* _Exercise requirements_
Transcribe the full listing exactly, and drop every picture.

* _Dataset content_

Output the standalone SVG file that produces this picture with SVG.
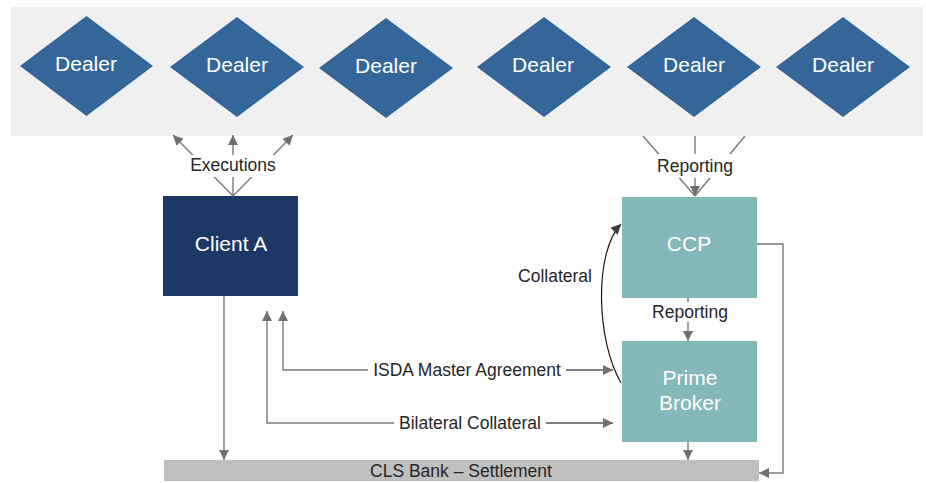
<svg xmlns="http://www.w3.org/2000/svg" width="926" height="483" viewBox="0 0 926 483">
  <style>
    .dealer { fill: #346699; }
    .node-text { font-family: "Liberation Sans", Arial, sans-serif; font-size: 21px; fill: #ffffff; text-anchor: middle; }
    .label { font-family: "Liberation Sans", Arial, sans-serif; font-size: 17.5px; fill: #262626; text-anchor: middle; }
    .conn { fill: none; stroke: #7a7a7a; stroke-width: 1.4; }
    .curve { fill: none; stroke: #1a1a1a; stroke-width: 1.2; }
    .mask { fill: #ffffff; }
  </style>
  <defs>
    <marker id="arrow" markerUnits="userSpaceOnUse" markerWidth="11" markerHeight="10" refX="10" refY="5" orient="auto">
      <path d="M0,0 L10,5 L0,10 Z" fill="#6f6f6f"/>
    </marker>
    <marker id="arrow-dark" markerUnits="userSpaceOnUse" markerWidth="11" markerHeight="10" refX="10" refY="5" orient="auto">
      <path d="M0,0 L10,5 L0,10 Z" fill="#3a3a3a"/>
    </marker>
  </defs>

  <!-- dealer band -->
  <rect x="11" y="7" width="912" height="129" fill="#f0f0f0"/>

  <g id="dealer-1"><polygon class="dealer" points="86.5,16 153,66 86.5,116 20,66"/><text class="node-text" x="86" y="71">Dealer</text></g>
  <g id="dealer-2"><polygon class="dealer" points="237,17 304,67 237,117 170,67"/><text class="node-text" x="237" y="72">Dealer</text></g>
  <g id="dealer-3"><polygon class="dealer" points="386,18 453,68 386,118 319,68"/><text class="node-text" x="386" y="73">Dealer</text></g>
  <g id="dealer-4"><polygon class="dealer" points="544,17 611,67 544,117 477,67"/><text class="node-text" x="543" y="72">Dealer</text></g>
  <g id="dealer-5"><polygon class="dealer" points="694,17 761,67 694,117 627,67"/><text class="node-text" x="694" y="72">Dealer</text></g>
  <g id="dealer-6"><polygon class="dealer" points="843,17 910,67 843,117 776,67"/><text class="node-text" x="843" y="72">Dealer</text></g>

  <g id="client-a"><rect x="163" y="196" width="135" height="100" fill="#1d3767"/><text class="node-text" x="231" y="251">Client A</text></g>
  <g id="ccp"><rect x="622" y="197" width="135" height="101" fill="#84b8b9"/><text class="node-text" x="689" y="251">CCP</text></g>
  <g id="prime-broker"><rect x="622" y="341" width="135" height="101" fill="#84b8b9"/><text class="node-text" x="690" y="385">Prime</text><text class="node-text" x="690" y="410">Broker</text></g>
  <g id="cls-bank"><rect x="164" y="460" width="595" height="21" fill="#bfbfbf"/><text class="label" x="461" y="477">CLS Bank – Settlement</text></g>

  <g id="connectors">
    <!-- executions fan -->
    <line class="conn" x1="233" y1="196" x2="173" y2="135" marker-end="url(#arrow)"/>
    <line class="conn" x1="233" y1="196" x2="233" y2="135" marker-end="url(#arrow)"/>
    <line class="conn" x1="233" y1="196" x2="293" y2="135" marker-end="url(#arrow)"/>
    <rect class="mask" x="186" y="155" width="94" height="22"/>
    <text class="label" x="233" y="171">Executions</text>

    <!-- reporting fan into CCP -->
    <line class="conn" x1="643" y1="136" x2="695" y2="196"/>
    <line class="conn" x1="695" y1="136" x2="695" y2="196" marker-end="url(#arrow)"/>
    <line class="conn" x1="745" y1="136" x2="695" y2="196"/>
    <rect class="mask" x="652" y="154" width="86" height="24"/>
    <text class="label" x="695" y="172">Reporting</text>

    <!-- CCP to prime broker -->
    <line class="conn" x1="688" y1="298" x2="688" y2="341" marker-end="url(#arrow)"/>
    <rect class="mask" x="648" y="302" width="86" height="20"/>
    <text class="label" x="690" y="318">Reporting</text>

    <!-- prime broker to settlement -->
    <line class="conn" x1="688" y1="442" x2="688" y2="460" marker-end="url(#arrow)"/>

    <!-- client A to settlement -->
    <line class="conn" x1="224" y1="296" x2="224" y2="460" marker-end="url(#arrow)"/>

    <!-- CCP to settlement -->
    <polyline class="conn" points="757,244 783,244 783,473 759,473" marker-end="url(#arrow)"/>

    <!-- ISDA master agreement -->
    <polyline class="conn" points="613,370 283,370 283,311" marker-end="url(#arrow)"/>
    <line class="conn" x1="566" y1="370" x2="613" y2="370" marker-end="url(#arrow)"/>
    <rect class="mask" x="368" y="360" width="198" height="20"/>
    <text class="label" x="467" y="376">ISDA Master Agreement</text>

    <!-- bilateral collateral -->
    <polyline class="conn" points="613,423 267,423 267,311" marker-end="url(#arrow)"/>
    <line class="conn" x1="546" y1="423" x2="613" y2="423" marker-end="url(#arrow)"/>
    <rect class="mask" x="394" y="413" width="152" height="20"/>
    <text class="label" x="470" y="429">Bilateral Collateral</text>

    <!-- collateral from prime broker to CCP -->
    <path class="curve" d="M621,383 C596,340 594,252 621,224" marker-end="url(#arrow-dark)"/>
    <text class="label" x="555" y="282">Collateral</text>
  </g>
</svg>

* _Full response_
Output the standalone SVG file that produces this picture with SVG.
<svg xmlns="http://www.w3.org/2000/svg" width="926" height="483" viewBox="0 0 926 483">
  <style>
    .dealer { fill: #346699; }
    .node-text { font-family: "Liberation Sans", Arial, sans-serif; font-size: 21px; fill: #ffffff; text-anchor: middle; }
    .label { font-family: "Liberation Sans", Arial, sans-serif; font-size: 17.5px; fill: #262626; text-anchor: middle; }
    .conn { fill: none; stroke: #7a7a7a; stroke-width: 1.4; }
    .curve { fill: none; stroke: #1a1a1a; stroke-width: 1.2; }
    .mask { fill: #ffffff; }
  </style>
  <defs>
    <marker id="arrow" markerUnits="userSpaceOnUse" markerWidth="11" markerHeight="10" refX="10" refY="5" orient="auto">
      <path d="M0,0 L10,5 L0,10 Z" fill="#6f6f6f"/>
    </marker>
    <marker id="arrow-dark" markerUnits="userSpaceOnUse" markerWidth="11" markerHeight="10" refX="10" refY="5" orient="auto">
      <path d="M0,0 L10,5 L0,10 Z" fill="#3a3a3a"/>
    </marker>
  </defs>

  <!-- dealer band -->
  <rect x="11" y="7" width="912" height="129" fill="#f0f0f0"/>

  <g id="dealer-1"><polygon class="dealer" points="86.5,16 153,66 86.5,116 20,66"/><text class="node-text" x="86" y="71">Dealer</text></g>
  <g id="dealer-2"><polygon class="dealer" points="237,17 304,67 237,117 170,67"/><text class="node-text" x="237" y="72">Dealer</text></g>
  <g id="dealer-3"><polygon class="dealer" points="386,18 453,68 386,118 319,68"/><text class="node-text" x="386" y="73">Dealer</text></g>
  <g id="dealer-4"><polygon class="dealer" points="544,17 611,67 544,117 477,67"/><text class="node-text" x="543" y="72">Dealer</text></g>
  <g id="dealer-5"><polygon class="dealer" points="694,17 761,67 694,117 627,67"/><text class="node-text" x="694" y="72">Dealer</text></g>
  <g id="dealer-6"><polygon class="dealer" points="843,17 910,67 843,117 776,67"/><text class="node-text" x="843" y="72">Dealer</text></g>

  <g id="client-a"><rect x="163" y="196" width="135" height="100" fill="#1d3767"/><text class="node-text" x="231" y="251">Client A</text></g>
  <g id="ccp"><rect x="622" y="197" width="135" height="101" fill="#84b8b9"/><text class="node-text" x="689" y="251">CCP</text></g>
  <g id="prime-broker"><rect x="622" y="341" width="135" height="101" fill="#84b8b9"/><text class="node-text" x="690" y="385">Prime</text><text class="node-text" x="690" y="410">Broker</text></g>
  <g id="cls-bank"><rect x="164" y="460" width="595" height="21" fill="#bfbfbf"/><text class="label" x="461" y="477">CLS Bank – Settlement</text></g>

  <g id="connectors">
    <!-- executions fan -->
    <line class="conn" x1="233" y1="196" x2="173" y2="135" marker-end="url(#arrow)"/>
    <line class="conn" x1="233" y1="196" x2="233" y2="135" marker-end="url(#arrow)"/>
    <line class="conn" x1="233" y1="196" x2="293" y2="135" marker-end="url(#arrow)"/>
    <rect class="mask" x="186" y="155" width="94" height="22"/>
    <text class="label" x="233" y="171">Executions</text>

    <!-- reporting fan into CCP -->
    <line class="conn" x1="643" y1="136" x2="695" y2="196"/>
    <line class="conn" x1="695" y1="136" x2="695" y2="196" marker-end="url(#arrow)"/>
    <line class="conn" x1="745" y1="136" x2="695" y2="196"/>
    <rect class="mask" x="652" y="154" width="86" height="24"/>
    <text class="label" x="695" y="172">Reporting</text>

    <!-- CCP to prime broker -->
    <line class="conn" x1="688" y1="298" x2="688" y2="341" marker-end="url(#arrow)"/>
    <rect class="mask" x="648" y="302" width="86" height="20"/>
    <text class="label" x="690" y="318">Reporting</text>

    <!-- prime broker to settlement -->
    <line class="conn" x1="688" y1="442" x2="688" y2="460" marker-end="url(#arrow)"/>

    <!-- client A to settlement -->
    <line class="conn" x1="224" y1="296" x2="224" y2="460" marker-end="url(#arrow)"/>

    <!-- CCP to settlement -->
    <polyline class="conn" points="757,244 783,244 783,473 759,473" marker-end="url(#arrow)"/>

    <!-- ISDA master agreement -->
    <polyline class="conn" points="613,370 283,370 283,311" marker-end="url(#arrow)"/>
    <line class="conn" x1="566" y1="370" x2="613" y2="370" marker-end="url(#arrow)"/>
    <rect class="mask" x="368" y="360" width="198" height="20"/>
    <text class="label" x="467" y="376">ISDA Master Agreement</text>

    <!-- bilateral collateral -->
    <polyline class="conn" points="613,423 267,423 267,311" marker-end="url(#arrow)"/>
    <line class="conn" x1="546" y1="423" x2="613" y2="423" marker-end="url(#arrow)"/>
    <rect class="mask" x="394" y="413" width="152" height="20"/>
    <text class="label" x="470" y="429">Bilateral Collateral</text>

    <!-- collateral from prime broker to CCP -->
    <path class="curve" d="M621,383 C596,340 594,252 621,224" marker-end="url(#arrow-dark)"/>
    <text class="label" x="555" y="282">Collateral</text>
  </g>
</svg>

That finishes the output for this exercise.